The Federal Reserve keeps thorough records of U.S. consumer credit, and most of the data goes back 30 years or longer. They put it all on the Internet, too. Scroll through the numbers, and before long you'll have what amounts to a crash course in how rapidly the debt levels have grown during just one generation.
New car loans, for instance: In June 1971, the total amount financed averaged $3045 for 35 months. Fast forward to Nov. 2004, and the amount financed averaged $23,984 over 60.5 months.
But that's just for starters. To see what real growth in the debt levels looks like, "revolving credit" (also known as credit card debt) is the place to look.
The Fed began keeping records on revolving credit in January 1968; the outstanding amount in that month was $1.4 billion. Jump a little more than five years ahead and you come to the first month that revolving credit exceeded ten billion, $10.2 in June 1973. Barely eleven years later came the one hundred billion threshold, $106.26 in December 1984. Near the end of 2004 (November), revolving credit stood at $782.15 billion.

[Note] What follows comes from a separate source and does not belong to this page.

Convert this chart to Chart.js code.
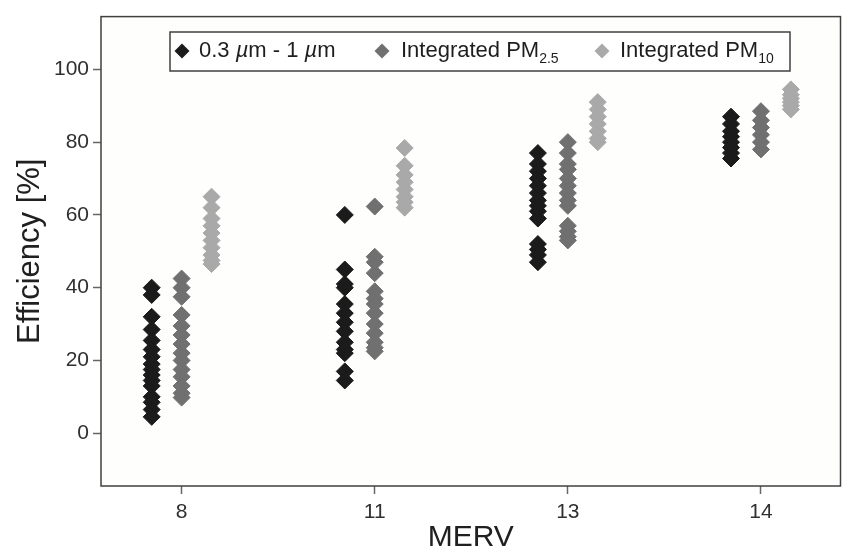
<!DOCTYPE html>
<html>
<head>
<meta charset="utf-8">
<script src="https://cdn.jsdelivr.net/npm/chart.js@4/dist/chart.umd.min.js"></script>
<style>
  html, body { margin: 0; padding: 0; background: #ffffff; }
  #wrap { width: 850px; height: 556px; position: relative; }
</style>
</head>
<body>
<div id="wrap"><canvas id="c" width="850" height="556"></canvas></div>
<script>
// ---- data ----
const mervLabels = ['8', '11', '13', '14'];
const yTickValues = [0, 20, 40, 60, 80, 100];

// 0.3 µm - 1 µm, per MERV class
const fine_8  = [40, 38, 32, 28.5, 25.5, 23, 21, 19, 17.5, 16, 14.5, 13, 10, 8.5, 6.5, 4.5];
const fine_11 = [60, 45, 41, 40, 35.5, 33, 30.5, 28, 25, 23, 22, 17, 14.5];
const fine_13 = [77, 74, 72, 70, 68, 66, 64, 62.5, 61, 59, 52, 50.5, 49, 47];
const fine_14 = [87, 85, 83, 81.5, 80, 78.5, 77, 75.5];

// Integrated PM2.5
const pm25_8  = [42.5, 40, 37.5, 32.5, 29.5, 27, 24.5, 22, 20, 17.5, 15.5, 13, 11, 9.8];
const pm25_11 = [62.3, 48.5, 47, 44, 39, 37, 35.5, 33, 30, 27.5, 25, 23.5, 22.5];
const pm25_13 = [80, 77, 74, 72.5, 70, 68, 66, 64, 62.5, 57, 55.5, 54, 53];
const pm25_14 = [88.5, 86, 84, 82, 80, 78];

// Integrated PM10
const pm10_8  = [65, 62, 59, 57, 55, 53, 51, 49, 47.5, 46.5];
const pm10_11 = [78.4, 73.5, 71, 69, 67, 65, 63.5, 62];
const pm10_13 = [91, 89, 87, 85, 83, 81, 80];
const pm10_14 = [94.5, 93, 92, 91, 90, 89];

const fineVals = [fine_8, fine_11, fine_13, fine_14];
const pm25Vals = [pm25_8, pm25_11, pm25_13, pm25_14];
const pm10Vals = [pm10_8, pm10_11, pm10_13, pm10_14];

// ---- build datasets (series placed side by side around each category) ----
const DODGE = 0.155;
function toPoints(groups, offset) {
  const pts = [];
  groups.forEach((vals, i) => vals.forEach(v => pts.push({ x: i + offset, y: v })));
  return pts;
}
const colors = ['#1b1b1b', '#707070', '#a9a9a9'];
const series = [
  { label: '0.3 µm - 1 µm', groups: fineVals, offset: -DODGE },
  { label: 'Integrated PM2.5', groups: pm25Vals, offset: 0 },
  { label: 'Integrated PM10', groups: pm10Vals, offset: DODGE }
];
const datasets = series.map((s, k) => ({
  label: s.label,
  data: toPoints(s.groups, s.offset),
  pointStyle: 'rectRot',
  pointRadius: 8.5,
  pointHoverRadius: 8.5,
  backgroundColor: colors[k],
  borderColor: colors[k],
  borderWidth: 1
}));

const FONT = "'Liberation Sans', Arial, Helvetica, sans-serif";

const framePlugin = {
  id: 'frame',
  beforeDraw(chart) {
    const { ctx, chartArea: a } = chart;
    ctx.save();
    ctx.fillStyle = '#ffffff';
    ctx.fillRect(0, 0, chart.width, chart.height);
    ctx.fillStyle = '#fefefd';
    ctx.fillRect(a.left, a.top, a.right - a.left, a.bottom - a.top);
    ctx.restore();
  },
  afterDatasetsDraw(chart) {
    const { ctx, chartArea: a } = chart;
    ctx.save();
    ctx.strokeStyle = '#404040';
    ctx.lineWidth = 1.5;
    ctx.strokeRect(a.left, a.top, a.right - a.left, a.bottom - a.top);
    ctx.restore();
  }
};

function diamond(ctx, x, y, r, color) {
  ctx.beginPath();
  ctx.moveTo(x, y - r); ctx.lineTo(x + r, y); ctx.lineTo(x, y + r); ctx.lineTo(x - r, y);
  ctx.closePath();
  ctx.fillStyle = color;
  ctx.fill();
}

const legendPlugin = {
  id: 'subLegend',
  afterDraw(chart) {
    const { ctx } = chart;
    const left = 170, top = 32, right = 790, bottom = 71;
    ctx.save();
    ctx.fillStyle = '#ffffff';
    ctx.fillRect(left, top, right - left, bottom - top);
    ctx.strokeStyle = '#404040';
    ctx.lineWidth = 1.5;
    ctx.strokeRect(left, top, right - left, bottom - top);
    const cy = 51;
    const normal = '22px ' + FONT;
    const italic = 'italic 22px ' + FONT;
    const small = '14px ' + FONT;
    ctx.textBaseline = 'middle';
    ctx.textAlign = 'left';
    function runs(x, parts) {
      parts.forEach(p => {
        ctx.font = p.f;
        ctx.fillText(p.t, x, cy + (p.dy || 0));
        x += ctx.measureText(p.t).width;
      });
      return x;
    }
    diamond(ctx, 182, cy, 7.5, colors[0]);
    ctx.fillStyle = '#1e1e1e';
    runs(199, [
      { t: '0.3 ', f: normal }, { t: 'µ', f: italic }, { t: 'm - 1 ', f: normal },
      { t: 'µ', f: italic }, { t: 'm', f: normal }
    ]);
    diamond(ctx, 382, cy, 7.5, colors[1]);
    ctx.fillStyle = '#1e1e1e';
    runs(401, [{ t: 'Integrated PM', f: normal }, { t: '2.5', f: small, dy: 8 }]);
    diamond(ctx, 602, cy, 7.5, colors[2]);
    ctx.fillStyle = '#1e1e1e';
    runs(620, [{ t: 'Integrated PM', f: normal }, { t: '10', f: small, dy: 8 }]);
    ctx.restore();
  }
};

new Chart(document.getElementById('c'), {
  type: 'scatter',
  data: { datasets },
  plugins: [framePlugin, legendPlugin],
  options: {
    responsive: false,
    animation: false,
    events: [],
    layout: { padding: { left: 0, top: 14, right: 6, bottom: 0 } },
    plugins: { legend: { display: false }, tooltip: { enabled: false } },
    scales: {
      x: {
        type: 'linear',
        min: -0.4175,
        max: 3.412,
        afterBuildTicks(s) { s.ticks = mervLabels.map((_, i) => ({ value: i })); },
        afterFit(s) { s.height = 70; },
        ticks: {
          callback: v => mervLabels[v],
          color: '#303030',
          font: { family: FONT, size: 21 },
          padding: 6,
          maxRotation: 0
        },
        grid: { drawOnChartArea: false, tickLength: 8, tickColor: '#666', tickWidth: 1.5 },
        border: { display: false },
        title: {
          display: true,
          text: 'MERV',
          color: '#202020',
          font: { family: FONT, size: 30 },
          padding: { top: 0, bottom: 0 }
        }
      },
      y: {
        min: -14.5,
        max: 114.5,
        afterBuildTicks(s) { s.ticks = yTickValues.map(v => ({ value: v })); },
        afterFit(s) { s.width = 101; },
        ticks: {
          color: '#303030',
          font: { family: FONT, size: 21 },
          padding: 4
        },
        grid: { drawOnChartArea: false, tickLength: 8, tickColor: '#666', tickWidth: 1.5 },
        border: { display: false },
        title: {
          display: true,
          text: 'Efficiency [%]',
          color: '#202020',
          font: { family: FONT, size: 31 },
          padding: { top: 12, bottom: 0 }
        }
      }
    }
  }
});
</script>
</body>
</html>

That's a whole lotta credit card debt. As you scroll the data, you do occasionally notice a marginal decrease in the monthly debt figures, but "more" and "bigger" is the rule....
.... until November's number, that is. As large as $782 billion sounds, it's actually an 11% annual rate decline from October, the single largest one-month drop since the Fed began keeping records in 1968.
Now, this data is always subject to "revision," and one month does not a trend make. That said, it's amazing to me that a decline of this magnitude received so little coverage in the financial press. December's number was well below the usual increase for that month.
Credit card debt can keep growing explosively for years or even decades... until it doesn't. And "doesn't" is exactly what no one expects, let alone prepares for.